The fire destroyed 441 structures. Orange County's sheriff, Brad Gates, deemed the fire the worst in Orange County history. California Department of Forestry and Fire Protection records indicate that at the time the fire was the sixth most destructive wildfire in California history, since surpassed by many others. The fire resulted in $528 million in property damage. A 2012 list by the National Fire Protection Association of the 25 largest fire losses in United States history (adjusted for inflation) put the 1993 Laguna Fire at fifteenth place. Laguna Beach lost 286 homes. By the summer of 1996, 46 percent of those destroyed homes had been rebuilt, and 83 percent of those who had lost their houses had applied to rebuild them. In Emerald Bay, which saw 63 homes destroyed, 50 were rebuilt or were under construction. By 1997, 231 of the destroyed Laguna Beach homes had been rebuilt or were under construction.

The Orange County Board of Supervisors had declared a local emergency at 4:00 p.m. on October 27; the local state of emergency was renewed several times at two-week intervals as the deleterious effects of the Laguna Fire (and others in the county) persisted. California governor Pete Wilson declared a state of emergency in Orange County (among others) the following day, and at Wilson's request President Bill Clinton also issued a Declaration of Major Disaster for California. This allowed the Federal Emergency Management Agency to offer aid in the affected counties, including Orange.

=== County and municipal improvements ===
According to the Laguna Beach County Water District, approximately 16000000 U.S.gal of water was required to help combat the fire, with a peak demand of roughly 20000 U.S.gal per minute. Six of 22 reservoirs in the district were completely drained by firefighting operations. Following the fire, the district built an additional two reservoirs and purchased backup generators and pumps. A Los Angeles Times investigation after the fire found that water capacity had generally not been a limiting factor during the fire; instead, it had been the distribution system. In the Skyline and Mystic Hills neighborhoods, pumps were able to deliver 4400 U.S.gal per minute to reservoirs there, but firefighters there could use 90000 U.S.gal per minute. In other areas, as homes burned, the pipes inside them broke and added to water pressure issues.

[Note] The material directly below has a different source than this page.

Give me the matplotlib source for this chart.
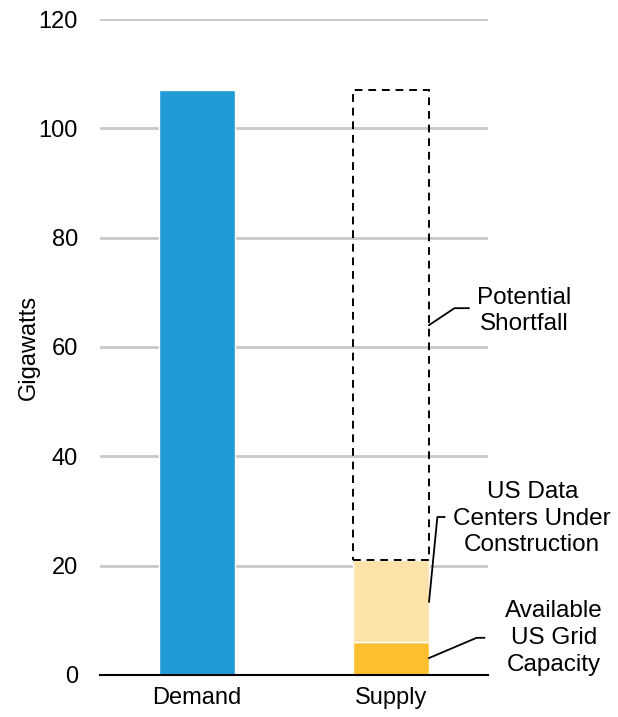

The city of Laguna Beach and Orange County authorities made efforts to improve their fire prevention and response abilities after the 1993 fire. In addition to building two new reservoirs, the city strengthened building codes by requiring that new homes not have wood shingle roofs, that they have covered eaves, and include automatic sprinkler systems. The fire department received new specialized fire equipment, including engines and hoses. Laguna Beach also expanded an existing vegetation management program, using 600 goats year-round. The Orange County Fire Authority began operating two water-dropping helicopters, hired a forecaster for fire weather, and constructed two remote weather stations.